Day 363- Weight Lifting

What a difference a few days make!  I kind of felt like a fraud on Monday.  I could muster up enough optimism to produce a blog and some positive thoughts, but I was upset.  Big time.  This close to the end of the year, I faced one of the biggest tests that I've had to my positive attitude.

I suppose I should explain.  My students took their district summative test last Thursday and Friday.  I have been working my tail off all year to do everything that I'm supposed to do (times ten) to make sure that these kids are learning all of the skills that they are supposed to be learning.  Beyond that, we reviewed for the three days leading up to the test to fully prep students and to go over some of the standards that we hadn't touched on in a few weeks.  I felt confident that I had done everything I knew how to do to teach them and prepare them, and I was absolutely confident that I had done everything that my curriculum director, principal, and department head had asked of me.  As my students handed in their tests, they expressed feelings of confidence as well, and a lot of them told me that the exam was easy.

My score sheets were scanned into the computer program that we use on Monday, and I was excited to pull up the results on Monday night.  I saw this test as being my own personal report card for first semester, something that would help me to figure out how I was doing as a teacher.  When I pulled up the scores, my excitement could not have faded more quickly.  The scores appeared to be disastrous.  I was devastated.  I spent the next few hours feeling as if I had failed my kids.  Sure, I could place a little blame on a poorly written test.  Sure, I may be able to place a little more blame on the fact that my kids are in a completely different situation from all of the other kids in the district and the fact that they experience great economic and emotional hardships on a daily basis.  However, at the end of the day, I was completely questioning my own effectiveness and carrying the weight of these scores on my shoulders.  It wasn't pretty, and it wasn't something to blog home about.

I spoke to my counterpart who had experienced similar results, and we reached out to the people above us to see if they could help us to make sense of how things could have gone so wrong.  I have received nothing but positive feedback and encouragement, so I just could not understand how these results were telling me such a different story about what was happening in my room.  I wanted to set out fixing things ASAP.  I wanted to know how to be better and how to give the kids what they need. 

We got some answers today from some members of administration, and I am breathing again.  One e-mail said something to the effect of, "A concern was expressed that you are trying so hard but not seeing results-- I beg to differ!"  The author of this e-mail had pulled our data and the data from last year, and she gave us bullet point after bullet point of good news.  We experienced significant improvement in 9 out of 14 standards and remained steady on the others.  On some of the more difficult questions where students had to compare texts and get into more in depth analysis, our kids "ROCKED" and improved from 56% mastery last year to 88% this time.  Their performance of DOK 3 questions (those testing a higher depth of knowledge) improved dramatically as well.  While the average score was scary, our author was able to pull bullet point after bullet point of positive information about specific skills and vast improvement.  We had been looking at all of our data completely out of context, and she was able to refocus everything and really put our scores into perspective in terms of where the kids are coming from and where they're headed.  With each sentence, I could feel the weight lifting off of my shoulders.

After that, today was an embarrassment of riches so to speak.  I spent the day having one on one conferences with my students where they were incredibly reflective, insightful, open, and honest with me.  The more I build these relationships and connections with my kids, the more I think the rest will follow, and the better I feel about what they are getting out of their time in my room.  The day at school ended with our principal taking the first five minutes of our faculty meeting to celebrate our Comm.
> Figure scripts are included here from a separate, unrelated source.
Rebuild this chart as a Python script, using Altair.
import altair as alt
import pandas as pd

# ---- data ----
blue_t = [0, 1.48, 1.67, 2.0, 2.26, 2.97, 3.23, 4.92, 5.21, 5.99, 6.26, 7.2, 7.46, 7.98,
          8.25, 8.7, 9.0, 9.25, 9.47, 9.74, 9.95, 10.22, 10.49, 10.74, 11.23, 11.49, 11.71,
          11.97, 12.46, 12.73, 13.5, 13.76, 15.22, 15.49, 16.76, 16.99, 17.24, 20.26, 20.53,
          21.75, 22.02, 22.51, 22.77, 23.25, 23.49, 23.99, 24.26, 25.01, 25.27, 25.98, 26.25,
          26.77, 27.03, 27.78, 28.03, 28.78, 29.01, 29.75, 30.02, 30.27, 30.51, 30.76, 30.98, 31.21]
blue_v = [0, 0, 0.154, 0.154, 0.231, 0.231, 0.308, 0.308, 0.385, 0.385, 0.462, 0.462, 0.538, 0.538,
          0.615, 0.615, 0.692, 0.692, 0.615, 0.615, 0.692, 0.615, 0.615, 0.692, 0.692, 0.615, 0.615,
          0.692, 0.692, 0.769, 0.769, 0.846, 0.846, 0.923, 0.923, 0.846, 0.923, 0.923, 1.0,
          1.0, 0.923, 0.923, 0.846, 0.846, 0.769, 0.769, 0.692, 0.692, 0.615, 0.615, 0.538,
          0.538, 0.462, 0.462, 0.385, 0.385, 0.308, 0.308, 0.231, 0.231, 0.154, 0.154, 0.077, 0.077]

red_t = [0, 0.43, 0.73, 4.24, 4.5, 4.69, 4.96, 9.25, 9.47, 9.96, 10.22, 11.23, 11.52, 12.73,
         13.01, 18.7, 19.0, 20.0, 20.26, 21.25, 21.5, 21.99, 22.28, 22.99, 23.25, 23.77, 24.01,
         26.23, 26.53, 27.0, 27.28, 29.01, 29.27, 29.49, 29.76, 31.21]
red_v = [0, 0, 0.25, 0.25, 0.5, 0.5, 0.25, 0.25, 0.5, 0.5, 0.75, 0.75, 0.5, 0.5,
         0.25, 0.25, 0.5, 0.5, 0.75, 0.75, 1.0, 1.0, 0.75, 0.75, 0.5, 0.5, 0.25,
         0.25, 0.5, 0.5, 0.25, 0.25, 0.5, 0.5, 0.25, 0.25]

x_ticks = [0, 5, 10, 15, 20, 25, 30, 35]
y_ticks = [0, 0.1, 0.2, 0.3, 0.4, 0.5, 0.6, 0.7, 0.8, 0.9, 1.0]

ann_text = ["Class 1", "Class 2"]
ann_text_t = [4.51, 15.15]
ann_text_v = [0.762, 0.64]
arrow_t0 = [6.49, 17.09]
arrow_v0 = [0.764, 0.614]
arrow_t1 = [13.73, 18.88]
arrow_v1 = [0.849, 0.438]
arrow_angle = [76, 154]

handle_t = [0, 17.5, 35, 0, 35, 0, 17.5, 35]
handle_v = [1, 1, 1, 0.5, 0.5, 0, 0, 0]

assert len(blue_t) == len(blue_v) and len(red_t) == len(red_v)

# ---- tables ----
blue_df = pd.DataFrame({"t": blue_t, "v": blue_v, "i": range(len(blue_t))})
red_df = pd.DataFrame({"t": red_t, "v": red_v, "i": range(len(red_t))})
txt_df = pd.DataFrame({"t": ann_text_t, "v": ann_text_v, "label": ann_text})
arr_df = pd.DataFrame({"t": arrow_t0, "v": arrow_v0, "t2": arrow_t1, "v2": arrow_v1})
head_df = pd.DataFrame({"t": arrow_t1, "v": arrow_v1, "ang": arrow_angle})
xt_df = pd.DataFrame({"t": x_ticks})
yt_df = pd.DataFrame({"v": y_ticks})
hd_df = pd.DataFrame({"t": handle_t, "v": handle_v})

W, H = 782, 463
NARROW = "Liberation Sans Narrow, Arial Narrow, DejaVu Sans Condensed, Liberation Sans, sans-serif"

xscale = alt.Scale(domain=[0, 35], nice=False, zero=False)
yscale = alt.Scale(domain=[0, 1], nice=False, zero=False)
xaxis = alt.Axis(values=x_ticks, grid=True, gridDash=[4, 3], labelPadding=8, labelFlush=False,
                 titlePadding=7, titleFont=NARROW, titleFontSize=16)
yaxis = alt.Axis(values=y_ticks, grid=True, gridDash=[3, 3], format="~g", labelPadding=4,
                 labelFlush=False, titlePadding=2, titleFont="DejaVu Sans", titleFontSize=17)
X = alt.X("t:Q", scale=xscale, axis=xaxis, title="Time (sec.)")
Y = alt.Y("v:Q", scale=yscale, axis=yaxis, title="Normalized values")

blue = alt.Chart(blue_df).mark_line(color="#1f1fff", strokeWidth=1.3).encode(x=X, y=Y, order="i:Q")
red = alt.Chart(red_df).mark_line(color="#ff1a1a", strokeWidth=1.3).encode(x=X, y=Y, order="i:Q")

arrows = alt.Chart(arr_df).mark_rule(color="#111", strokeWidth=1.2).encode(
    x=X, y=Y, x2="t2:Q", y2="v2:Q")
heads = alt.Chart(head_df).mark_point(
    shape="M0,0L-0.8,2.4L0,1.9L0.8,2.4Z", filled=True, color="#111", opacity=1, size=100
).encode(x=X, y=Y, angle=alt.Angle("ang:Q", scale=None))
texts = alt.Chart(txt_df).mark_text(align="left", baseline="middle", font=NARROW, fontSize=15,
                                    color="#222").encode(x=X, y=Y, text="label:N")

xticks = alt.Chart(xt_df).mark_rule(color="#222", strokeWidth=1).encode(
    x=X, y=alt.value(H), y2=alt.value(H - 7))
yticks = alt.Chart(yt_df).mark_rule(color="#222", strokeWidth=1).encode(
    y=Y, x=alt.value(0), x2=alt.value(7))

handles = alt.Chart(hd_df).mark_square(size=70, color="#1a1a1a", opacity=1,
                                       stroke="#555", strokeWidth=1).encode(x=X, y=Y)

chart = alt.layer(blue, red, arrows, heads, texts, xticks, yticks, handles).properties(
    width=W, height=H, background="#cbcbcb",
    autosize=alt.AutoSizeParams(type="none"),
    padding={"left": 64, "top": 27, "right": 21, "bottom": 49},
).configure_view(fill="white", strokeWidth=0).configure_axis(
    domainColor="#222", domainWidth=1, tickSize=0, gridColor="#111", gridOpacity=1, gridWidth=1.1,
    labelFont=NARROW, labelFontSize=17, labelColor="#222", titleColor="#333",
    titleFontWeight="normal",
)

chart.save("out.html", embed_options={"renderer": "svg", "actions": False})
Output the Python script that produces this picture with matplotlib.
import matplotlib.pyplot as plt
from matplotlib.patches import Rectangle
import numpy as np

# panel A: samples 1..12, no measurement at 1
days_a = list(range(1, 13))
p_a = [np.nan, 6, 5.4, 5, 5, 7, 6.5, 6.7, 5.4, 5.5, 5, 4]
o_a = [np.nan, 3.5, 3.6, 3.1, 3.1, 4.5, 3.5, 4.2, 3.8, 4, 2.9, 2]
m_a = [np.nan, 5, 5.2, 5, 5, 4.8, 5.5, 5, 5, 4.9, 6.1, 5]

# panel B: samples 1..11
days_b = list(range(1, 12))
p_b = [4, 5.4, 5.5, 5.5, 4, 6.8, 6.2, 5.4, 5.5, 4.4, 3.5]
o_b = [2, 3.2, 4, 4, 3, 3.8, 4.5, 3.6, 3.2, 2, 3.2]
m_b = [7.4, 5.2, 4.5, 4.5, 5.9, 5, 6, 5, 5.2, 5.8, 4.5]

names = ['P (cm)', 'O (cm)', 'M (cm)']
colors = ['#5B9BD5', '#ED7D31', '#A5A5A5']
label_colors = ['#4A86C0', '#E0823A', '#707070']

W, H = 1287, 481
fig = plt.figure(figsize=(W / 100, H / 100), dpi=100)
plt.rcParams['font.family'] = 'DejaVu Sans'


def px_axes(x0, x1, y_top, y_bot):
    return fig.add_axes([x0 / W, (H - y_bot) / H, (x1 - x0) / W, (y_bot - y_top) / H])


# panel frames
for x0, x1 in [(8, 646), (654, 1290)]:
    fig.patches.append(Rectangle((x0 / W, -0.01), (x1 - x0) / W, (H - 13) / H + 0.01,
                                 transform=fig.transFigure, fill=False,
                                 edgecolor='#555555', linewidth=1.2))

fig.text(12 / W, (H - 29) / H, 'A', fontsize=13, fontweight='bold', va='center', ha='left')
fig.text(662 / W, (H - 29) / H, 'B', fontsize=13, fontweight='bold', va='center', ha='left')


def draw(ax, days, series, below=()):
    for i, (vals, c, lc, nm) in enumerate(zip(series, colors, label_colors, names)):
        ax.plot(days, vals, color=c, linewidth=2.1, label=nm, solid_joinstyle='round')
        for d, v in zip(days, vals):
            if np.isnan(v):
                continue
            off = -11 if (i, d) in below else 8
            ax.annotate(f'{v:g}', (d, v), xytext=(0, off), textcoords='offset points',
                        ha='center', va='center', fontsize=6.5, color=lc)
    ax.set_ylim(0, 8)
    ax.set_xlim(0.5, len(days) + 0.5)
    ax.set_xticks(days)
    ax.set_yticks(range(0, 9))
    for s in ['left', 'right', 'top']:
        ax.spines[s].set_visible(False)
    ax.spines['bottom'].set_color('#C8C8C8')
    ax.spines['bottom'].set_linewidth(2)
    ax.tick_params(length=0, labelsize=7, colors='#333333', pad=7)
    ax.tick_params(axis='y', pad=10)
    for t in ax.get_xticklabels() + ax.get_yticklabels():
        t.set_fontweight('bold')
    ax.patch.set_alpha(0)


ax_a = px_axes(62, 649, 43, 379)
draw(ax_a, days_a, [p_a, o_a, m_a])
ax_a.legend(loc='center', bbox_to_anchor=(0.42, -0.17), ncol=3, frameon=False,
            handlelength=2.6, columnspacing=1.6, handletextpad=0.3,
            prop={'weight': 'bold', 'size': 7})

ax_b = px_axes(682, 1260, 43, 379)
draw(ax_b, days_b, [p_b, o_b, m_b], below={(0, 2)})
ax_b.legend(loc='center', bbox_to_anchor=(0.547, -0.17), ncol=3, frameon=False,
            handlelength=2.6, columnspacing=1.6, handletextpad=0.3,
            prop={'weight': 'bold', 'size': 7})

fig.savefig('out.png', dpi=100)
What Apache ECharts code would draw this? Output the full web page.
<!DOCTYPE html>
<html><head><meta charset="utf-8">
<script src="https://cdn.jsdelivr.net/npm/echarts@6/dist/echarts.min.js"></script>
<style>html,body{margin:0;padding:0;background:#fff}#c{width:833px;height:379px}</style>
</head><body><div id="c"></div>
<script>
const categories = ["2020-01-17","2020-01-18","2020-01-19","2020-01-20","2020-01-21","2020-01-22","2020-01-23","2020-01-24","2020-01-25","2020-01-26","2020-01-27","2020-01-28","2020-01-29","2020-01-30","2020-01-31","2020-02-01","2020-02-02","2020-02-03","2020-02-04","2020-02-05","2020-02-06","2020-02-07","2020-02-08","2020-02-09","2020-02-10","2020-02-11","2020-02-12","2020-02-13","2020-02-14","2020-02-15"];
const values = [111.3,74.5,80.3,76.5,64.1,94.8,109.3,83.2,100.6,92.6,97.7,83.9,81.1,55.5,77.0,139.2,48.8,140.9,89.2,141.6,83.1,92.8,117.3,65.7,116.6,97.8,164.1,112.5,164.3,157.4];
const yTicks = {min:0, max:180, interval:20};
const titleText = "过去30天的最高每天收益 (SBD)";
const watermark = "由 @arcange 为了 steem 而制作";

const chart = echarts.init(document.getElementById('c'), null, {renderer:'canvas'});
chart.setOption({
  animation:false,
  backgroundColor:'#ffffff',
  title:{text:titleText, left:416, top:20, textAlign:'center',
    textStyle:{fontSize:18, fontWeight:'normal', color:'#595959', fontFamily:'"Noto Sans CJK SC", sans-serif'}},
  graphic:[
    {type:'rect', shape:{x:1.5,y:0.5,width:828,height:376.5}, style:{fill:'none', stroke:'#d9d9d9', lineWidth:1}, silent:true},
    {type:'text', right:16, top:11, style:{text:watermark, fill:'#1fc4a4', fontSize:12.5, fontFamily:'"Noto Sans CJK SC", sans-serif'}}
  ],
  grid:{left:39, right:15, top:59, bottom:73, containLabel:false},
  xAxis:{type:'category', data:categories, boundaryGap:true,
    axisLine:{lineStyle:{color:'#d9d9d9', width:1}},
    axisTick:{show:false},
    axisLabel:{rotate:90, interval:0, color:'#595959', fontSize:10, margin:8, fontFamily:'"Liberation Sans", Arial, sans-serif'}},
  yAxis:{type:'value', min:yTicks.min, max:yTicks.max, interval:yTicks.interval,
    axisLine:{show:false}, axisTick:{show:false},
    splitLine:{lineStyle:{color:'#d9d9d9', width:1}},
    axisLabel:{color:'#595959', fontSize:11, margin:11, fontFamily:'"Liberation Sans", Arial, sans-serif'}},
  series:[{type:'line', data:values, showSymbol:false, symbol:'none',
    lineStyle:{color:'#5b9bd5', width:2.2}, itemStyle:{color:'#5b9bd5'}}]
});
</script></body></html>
Arts department.  He specifically mentioned our eighth grade team- how hard we have been working, how impressed he was with the progress we have made, and how proud he is of the results we have produced first semester.  I, of course, was both embarrassed and pleased by the compliments at the same time.  As I said at the start of this whole thing, what a difference a few days can make!   I can't even compare my feelings from Monday evening to those that I have today.

I am also coming to terms with the fact that I don't think I'll ever be completely-- hmm, what's the right adjective?-- satisfied? with how I'm doing.  It is important to me that I believe in my kids and their potential to the point that I may always be a bit frustrated.  I am only as effective as my belief in and support of them.  I have high expectations for my students and for myself.  I refuse to make excuses or to lower these expectations for any reason.  I need to continue to hold myself accountable each and every day for their learning and for my own, and I need to continue to celebrate their successes, big and small, whenever I can.  I mean it from the bottom of my heart when I say that I want to be amazing at my job because of what it will mean for the kids.  They deserve that kind of commitment from all of their teachers... even on the days when some of them (the students, not the teachers) show up to class with nothing (not even a pencil) and spend ten minutes talking about how they're hoping for a snow day... not that any of my students would ever do that... ahem...

It's a good thing that we get that snow day tomorrow (an ice day, really).  I'm exhausted from all this thinking.

Thank you, weight lifting, you made my day.